​© Emi Fujisawa 2019

Hand Weaving

Emi wanted to make her own fabrics and researched all the steps needed to arrive to a finished product starting from the natural raw materials, including weaving. She designs her weaving inspired by traditional techniques and elements from nature.

Several steps need to be followed to weave fabrics, starting calculating how many meters of thread (called yarn in weaving) of each colour that she might want to use would be needed to set the warp in the loom. The warp is the set of yarns stretched in place on a loom before the weft is introduced during the weaving process. Warp and weft are the two basic components used in weaving to turn yarns into fabric. The lengthwise or longitudinal warp yarns are held stationary in tension on a frame or loom while the transverse weft is drawn through and inserted over-and-under the warp.

 

After the calculations, the yarns needed for the warp are measured on a warping mill, sometimes over 20 meter in length. Thousands of yarns need to be counted without miscounting and then have to be set at the loom separated by groups where they will be winded at the back side of the loom.
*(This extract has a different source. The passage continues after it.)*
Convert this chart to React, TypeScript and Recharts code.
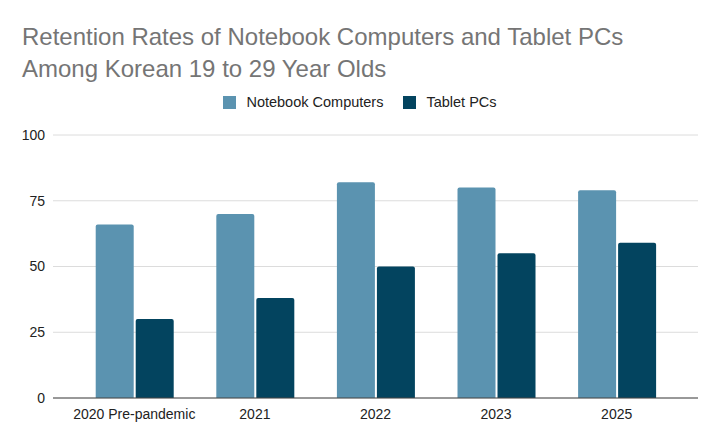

After winded, the yarns need to be put through the holes of the heddles in a particular order. Each thread in the warp passes through a heddle, which is used to separate the warp threads for the passage of the weft. Afterwards, the yarns of the warp go through the reed and finally tied to the front side of loom.

To start weaving, the heddles that are used to open the warp have to be linked to a set of pedals. By pressing the different pedals the warp is opened and allows to throw a shuttle with the weft across the warp, which is after wards tightened with the reed. This need to be repeated thousands of times to produce the woven fabric. ​Some weavers describe the weaving process as a relaxing time, but Emi keeps her mind busy as well during this stage, as she starts weaving with a rough design for the weft that keeps evolving as she weaves.

 

One of her most respected weavers in Japan told her that if you made a mistake at the initial stages, you will gradually be doing more mistakes afterwards while weaving, so everything needs to be perfect. She respects traditional techniques but she also has developed her own style of weaving.

​To fully understand the weaving process she also built up her own table loom, in which all the movements of the heddles needs to be done by hand instead of using the pedals.

Emi has developed her own techniques for weaving with silk and copper, researching all the process from the cocoons to spinning the yarns in Japan and uses many different types of silk with dye with her own recipes of natural dyes. She has also used copper in her weaving introducing new possibilities for her creations.